4 de abril de 2019

94. El tambor


Decía Virginia Woolf que las personas somos violentas por naturaleza porque escuchamos el ritmo de nuestros latidos. Si hubiera música clásica en calles y plazas, ni siquiera habría necesidad de agentes de tránsito porque llevaríamos un compás muy diferente para el ritmo de la vida.

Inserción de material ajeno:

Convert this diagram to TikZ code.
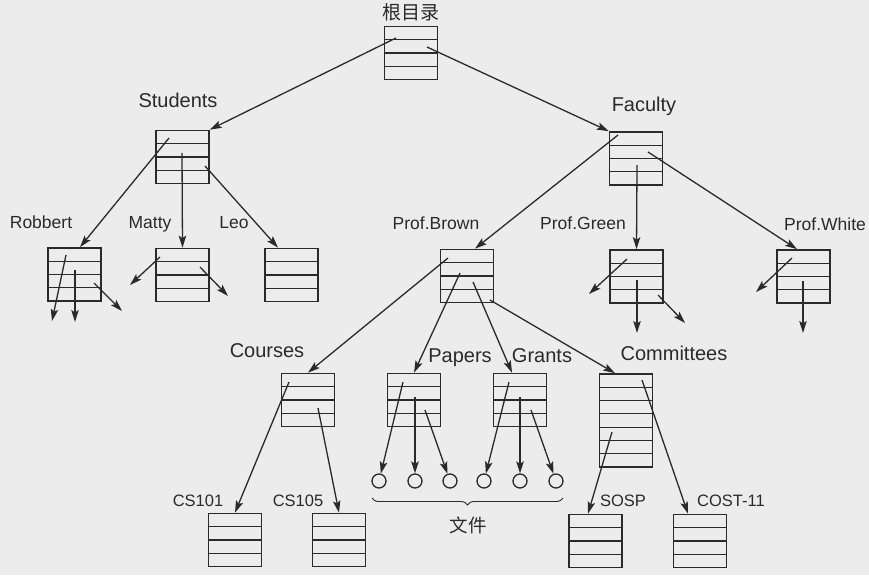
\documentclass[tikz,border=0pt]{standalone}
\usepackage{fontspec}
\setmainfont{Liberation Sans}
\newfontfamily\cjk{Noto Sans CJK SC}
\usetikzlibrary{arrows.meta,calc,decorations.pathreplacing}
\definecolor{ink}{HTML}{2A2A2A}
\definecolor{paper}{HTML}{ECECEC}
\begin{document}
\begin{tikzpicture}[x=1pt,y=-1pt,
  tbl/.style={draw=ink, line width=1.5pt, minimum width=53pt, minimum height=#1*13.3pt, inner sep=0pt,
    path picture={
      \pgfmathtruncatemacro\nl{#1-1}
      \foreach \i in {1,...,\nl}{
        \draw[ink, line width=1.05pt]
          ($(path picture bounding box.north west)!\i/#1!(path picture bounding box.south west)$) --
          ($(path picture bounding box.north east)!\i/#1!(path picture bounding box.south east)$);}}},
  tbl/.default=4,
  arr/.style={draw=ink, line width=1.3pt, -{Stealth[length=12pt,width=7.5pt,inset=2.5pt]}},
  lbl/.style={anchor=base, font=\fontsize{17.5}{20}\selectfont, text=ink, inner sep=0pt},
  big/.style={anchor=base, font=\fontsize{20}{24}\selectfont, text=ink, inner sep=0pt},
  sml/.style={anchor=base, font=\fontsize{16.5}{19}\selectfont, text=ink, inner sep=0pt},
  zh/.style={font=\cjk\fontsize{19}{22}\selectfont, text=ink, inner sep=0pt},
  leaf/.style={circle, draw=ink, line width=1.3pt, minimum size=14pt, inner sep=0pt}
]
\fill[paper] (0,0) rectangle (869,575);
\useasboundingbox (0,0) rectangle (869,575);

% boxes
\node[tbl] (root) at (411,53) {};
\node[tbl] (stud) at (182.5,157) {};
\node[tbl] (fac) at (636,158.5) {};
\node[tbl] (rob) at (74.5,274.5) {};
\node[tbl] (mat) at (182.5,275) {};
\node[tbl] (leo) at (291.5,275) {};
\node[tbl] (brown) at (467,276) {};
\node[tbl] (green) at (636.5,276.5) {};
\node[tbl] (white) at (803.5,276.5) {};
\node[tbl] (courses) at (308,400) {};
\node[tbl] (papers) at (414,400) {};
\node[tbl] (grants) at (520,400) {};
\node[tbl=7] (comm) at (626,420.5) {};
\node[tbl] (cs101) at (235,540) {};
\node[tbl] (cs105) at (339,540) {};
\node[tbl] (sosp) at (595.5,541) {};
\node[tbl] (cost) at (700,541) {};

% files
\node[leaf] (c1) at (379,481) {};
\node[leaf] (c2) at (415,481) {};
\node[leaf] (c3) at (450,481) {};
\node[leaf] (c4) at (484,481) {};
\node[leaf] (c5) at (520,481) {};
\node[leaf] (c6) at (556,481) {};

% labels
\node[zh] (lroot) at (411,12) {根目录};
\node[big] (lstud) at (178,107) {Students};
\node[big] (lfac) at (644,112) {Faculty};
\node[lbl] (lrob) at (41,228) {Robbert};
\node[lbl] (lmat) at (150,228) {Matty};
\node[lbl] (lleo) at (234,228) {Leo};
\node[lbl] (lbrown) at (436,229) {Prof.Brown};
\node[lbl] (lgreen) at (583,229) {Prof.Green};
\node[lbl] (lwhite) at (825,230) {Prof.White};
\node[big] (lcourses) at (267,357) {Courses};
\node[big] (lpapers) at (460,362) {Papers};
\node[big] (lgrants) at (542,362) {Grants};
\node[big] (lcomm) at (674,360) {Committees};
\node[sml] (lcs101) at (198,506) {CS101};
\node[sml] (lcs105) at (298,506) {CS105};
\node[sml] (lsosp) at (623,506) {SOSP};
\node[sml] (lcost) at (731,506) {COST-11};
\node[zh, font=\cjk\fontsize{18.5}{22}\selectfont] (lfiles) at (468,525) {文件};

% brace
\coordinate (bl) at (372,498);
\coordinate (br) at (563,498);
\draw[ink, line width=0.9pt, decorate, decoration={brace, amplitude=7pt, mirror}] (bl) -- (br);

% arrow start points
\coordinate (rA) at (396,38);
\coordinate (rB) at (427,47);
\coordinate (sA) at (169,138);
\coordinate (sB) at (182,153);
\coordinate (sC) at (205,166);
\coordinate (fA) at (618,135);
\coordinate (fB) at (637,165);
\coordinate (fC) at (648,152);
\coordinate (bA) at (448,258);
\coordinate (bB) at (460,273);
\coordinate (bC) at (473,282);
\coordinate (bD) at (490,300);
\coordinate (kA) at (289,382);
\coordinate (kB) at (318,408);
\coordinate (pA) at (403,382);
\coordinate (pB) at (415,397);
\coordinate (pC) at (425,410);
\coordinate (gA) at (509,382);
\coordinate (gB) at (520,397);
\coordinate (gC) at (531,410);
\coordinate (mA) at (612,432);
\coordinate (mB) at (642,380);

% dangling arrows
\coordinate (roA) at (66,255);  \coordinate (roA2) at (52,321);
\coordinate (roB) at (75,270);  \coordinate (roB2) at (75,322);
\coordinate (roC) at (94,283);  \coordinate (roC2) at (122,311);
\coordinate (maA) at (160,257); \coordinate (maA2) at (130,285);
\coordinate (maB) at (200,267); \coordinate (maB2) at (228,296);
\coordinate (grA) at (627,259); \coordinate (grA2) at (589,294);
\coordinate (grB) at (637,280); \coordinate (grB2) at (637,333);
\coordinate (grC) at (658,295); \coordinate (grC2) at (685,323);
\coordinate (whA) at (792,258); \coordinate (whA2) at (756,292);
\coordinate (whB) at (803,281); \coordinate (whB2) at (803,333);

% connectors
\draw[arr] (rA) -- (stud.north east);
\draw[arr] (rB) -- (fac.north west);
\draw[arr] (sA) -- ($(rob.north)+(5.5,0)$);
\draw[arr] (sB) -- (mat.north);
\draw[arr] (sC) -- ($(leo.north)+(-13.5,0)$);
\draw[arr] (fA) -- ($(brown.north)+(8,0)$);
\draw[arr] (fB) -- (green.north);
\draw[arr] (fC) -- ($(white.north)+(-6.5,0)$);
\draw[arr] (bA) -- (courses.north);
\draw[arr] (bB) -- (papers.north);
\draw[arr] (bC) -- ($(grants.north)+(-8,0)$);
\draw[arr] (bD) -- ($(comm.north)+(-11,0)$);
\draw[arr] (kA) -- (cs101.north);
\draw[arr] (kB) -- (cs105.north);
\draw[arr] (pA) -- (c1);
\draw[arr] (pB) -- (c2);
\draw[arr] (pC) -- (c3);
\draw[arr] (gA) -- (c4);
\draw[arr] (gB) -- (c5);
\draw[arr] (gC) -- (c6);
\draw[arr] (mA) -- ($(sosp.north)+(-7.5,0)$);
\draw[arr] (mB) -- ($(cost.north)+(-12,0)$);

\draw[arr] (roA) -- (roA2);
\draw[arr] (roB) -- (roB2);
\draw[arr] (roC) -- (roC2);
\draw[arr] (maA) -- (maA2);
\draw[arr] (maB) -- (maB2);
\draw[arr] (grA) -- (grA2);
\draw[arr] (grB) -- (grB2);
\draw[arr] (grC) -- (grC2);
\draw[arr] (whA) -- (whA2);
\draw[arr] (whB) -- (whB2);
\end{tikzpicture}
\end{document}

         Y, sin embargo, Mozart, Beethoven, Vivaldi, Pachelbel, Brahms o cualquiera de los compositores que hoy conocemos no han podido apagar la violencia que agita nuestros corazones, porque cada latido es un “bum-bum” marcado por el tambor del corazón.
         Por supuesto que el ritmo define en mucho cada golpe de tambor, incluyendo su combinación con otros instrumentos que nos mantienen en una sinfonía de vida cuya marcha puede ser violenta o apacible.
         Porque la vida es una sinfonía que se prolonga, que puede quedar inacabada si uno rompe el instrumento antes de tiempo o puede dejar un remanente que se grabe en la memoria de quienes han sabido escuchar latidos ajenos.
         Hay corazones cuyo tambor apenas retumba, su música es frágil, apenas perceptible, se mueven por la vida como no queriendo vivir y, sin embargo, se entregan a la vida en un escenario simple, sencillo, que no requiere de sinfonías elaboradas para existir.
         Los hay más firmes, a un ritmo casi militar, fuertes, intensos, que se imponen sobre las notas en la partitura. Dejan huella porque se dejan escuchar y sin ellos la sinfonía de la vida sería algo muy distinto, más frágil, evanescente quizá.
         Unos más, los menos, son un estruendo que apaga cualquier otro sonido. Violentan, dejan huella, alteran la música de otros corazones con el riesgo de romper los parches de tanta fuerza que imprimen a cada nota. Incluso pierden el ritmo, ignoran la partitura e imponen su violencia por sobre todas las cosas.
         Algunos pensarán que mi corazón es un tambor que se deja escuchar, aunque con grandes momentos de silencio. En parte es cierto, aunque solo lo que corresponde al ritmo. Mi corazón es un triángulo de metal que deja un remanente en los oídos que aprenden a escuchar.
         Es un sonido frágil, pausado, aunque deja huella si se escucha con cuidado. No es como la fuerza del tambor, más vinculado con la tierra como elemento de la naturaleza. Este corazón se manifiesta más como el agua: sonidos discretos, a veces con potencia, pero que fluyen como una fuga de una sinfonía de agua y viento.
         Si alguna vez mi corazón fue tambor, ignoro cuándo se convirtió en silencio.